Gaole He, Brian Y. Lim
National University of Singapore
arXiv (2026)
Agent Reasoning

📝 Paper Summary

Human-Agent Collaboration Agentic Workflow Explainable AI (XAI)
Proposes simulation-in-the-loop, an interaction paradigm where agents visualize multiple future trajectories to give users foresight into downstream consequences rather than just reactive control over immediate steps.
Core Problem
Current human-agent interaction is pointwise and reactive: users approve individual actions without visibility into how they cascade into future risks or limit downstream options.
Why it matters:
  • Users are forced to mentally simulate long-term effects, which is cognitively demanding and error-prone
  • Reactive approval creates 'tunnel vision,' causing users to miss serendipitous alternatives that lie off the agent's single proposed path
  • Lack of foresight leads to short-sighted decisions, such as booking tight connections that look efficient now but carry high failure risks later
Concrete Example: In a travel planning task, a user might approve a flight with a short layover because it is cheap.
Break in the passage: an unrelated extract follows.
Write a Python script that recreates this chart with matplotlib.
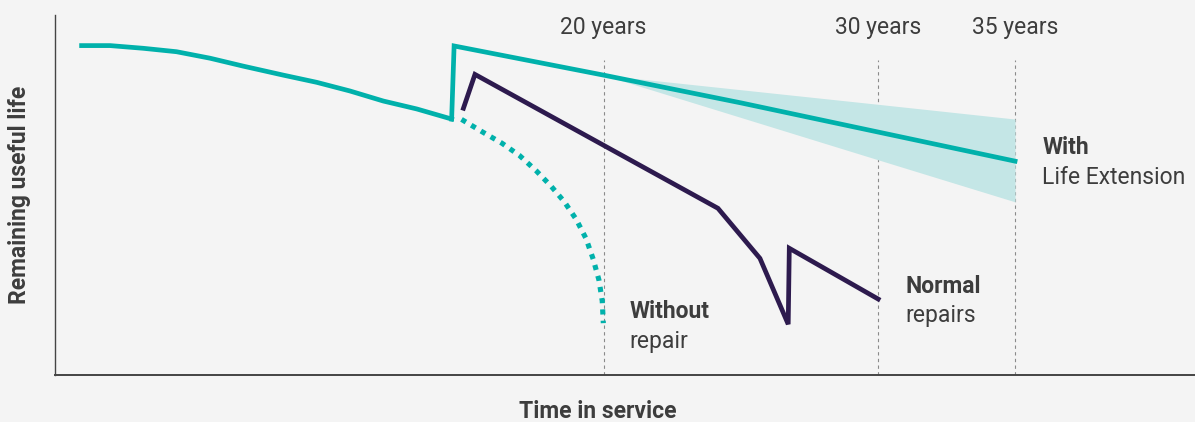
import matplotlib
matplotlib.use("Agg")
import matplotlib.pyplot as plt

# ---- data (x in years of service, y = remaining useful life, 0-100 scale) ----
before_years = [0.97, 2.01, 3.22, 4.43, 5.65, 6.86, 8.32, 9.54, 10.75, 11.97, 13.19, 14.46]
before_life = [91.5, 91.5, 90.75, 89.8, 88.0, 85.8, 83.3, 81.3, 78.9, 76.1, 73.9, 71.1]

extension_years = [14.46, 14.55, 20.0, 25.0, 30.0, 35.0]
extension_life = [71.1, 91.4, 83.3, 75.6, 67.5, 59.4]

band_years = [20.0, 30.0, 35.0]
band_upper = [83.3, 75.2, 71.1]
band_lower = [83.3, 59.8, 48.1]

no_repair_years = [14.82, 15.61, 16.29, 16.93, 17.54, 18.08, 18.57, 19.0, 19.36, 19.62,
                   19.83, 19.95, 19.99]
no_repair_life = [71.0, 67.4, 64.4, 61.0, 56.75, 52.5, 48.1, 43.25, 37.9, 32.2,
                  26.4, 20.6, 14.4]

normal_years = [14.89, 15.31, 24.17, 25.70, 26.73, 26.77, 30.01]
normal_life = [74.1, 83.5, 46.3, 32.4, 14.1, 35.2, 21.1]

milestone_years = [20, 30, 35]
milestone_labels = ["20 years", "30 years", "35 years"]

# ---- styling ----
BG = "#f4f4f4"
TEAL = "#00b1ab"
PURPLE = "#2d1a4e"
BAND = "#c4e6e6"
TXT = "#3d3d3d"
FS = 16.5
LW = 3.4
plt.rcParams["font.family"] = ["Roboto", "DejaVu Sans"]

W, H = 1195, 422
fig = plt.figure(figsize=(W / 100, H / 100), dpi=100, facecolor=BG)
ax = fig.add_axes([55 / W, (H - 375) / H, (W - 55) / W, 360 / H], facecolor=BG)
ax.set_xlim(0, (W - 55) / 27.43)
ax.set_ylim(0, 100)

for s in ["top", "right"]:
    ax.spines[s].set_visible(False)
ax.spines["left"].set_color("#444444")
ax.spines["bottom"].set_color("#444444")
ax.spines["left"].set_linewidth(1.0)
ax.spines["bottom"].set_linewidth(1.4)
ax.set_xticks([])
ax.set_yticks([])

# milestone dashed lines and labels
for yr, lab in zip(milestone_years, milestone_labels):
    ax.plot([yr, yr], [0, 87.5], color="#8a8a8a", lw=0.8, ls=(0, (3, 3)), zorder=1)
    ax.text(yr, 96.4, lab, ha="center", va="center", fontsize=FS, color=TXT)

# band
ax.fill_between(band_years, band_lower, band_upper, color=BAND, lw=0, zorder=2)

# lines
ax.plot(before_years, before_life, color=TEAL, lw=LW, solid_joinstyle="miter", zorder=4)
ax.plot(extension_years, extension_life, color=TEAL, lw=LW, solid_joinstyle="miter", zorder=4)
ax.plot(no_repair_years, no_repair_life, color=TEAL, lw=3.7, ls=(0, (1, 1.2)),
        dash_capstyle="butt", zorder=3)
ax.plot(normal_years, normal_life, color=PURPLE, lw=LW, solid_joinstyle="miter", zorder=5)

# annotations
def label(x, y, bold, normal):
    ax.text(x, y, bold, fontsize=FS, fontweight="bold", color=TXT, va="center", ha="left")
    ax.text(x, y - 8.3, normal, fontsize=FS, color=TXT, va="center", ha="left")

label(20.95, 17.5, "Without", "repair")
label(30.99, 24.7, "Normal", "repairs")
label(36.0, 63.1, "With", "Life Extension")

fig.text(598 / W, 1 - 411 / H, "Time in service", ha="center", va="center",
         fontsize=FS, fontweight="bold", color=TXT)
fig.text(20 / W, 1 - 195 / H, "Remaining useful life", ha="center", va="center",
         rotation=90, fontsize=FS, fontweight="bold", color=TXT)

fig.savefig("out.png", dpi=100, facecolor=BG)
Without simulation, they fail to realize this choice carries a 30% risk of missing a connection later. The user cannot see that a slightly more expensive flight eliminates this risk entirely.
Key Novelty
Simulation-in-the-loop Collaboration
  • Externalizes the agent's internal exploration (e.g., tree search) into visible, navigable future trajectories for the human user
  • Transforms the human role from a reactive supervisor (approving the next step) to a proactive explorer (comparing possible futures and trade-offs)
Breakthrough Assessment
7/10
A strong conceptual pivot for human-agent interaction, addressing the critical 'black box' nature of agent planning. Lacks empirical validation in this perspective paper but offers a robust theoretical framework.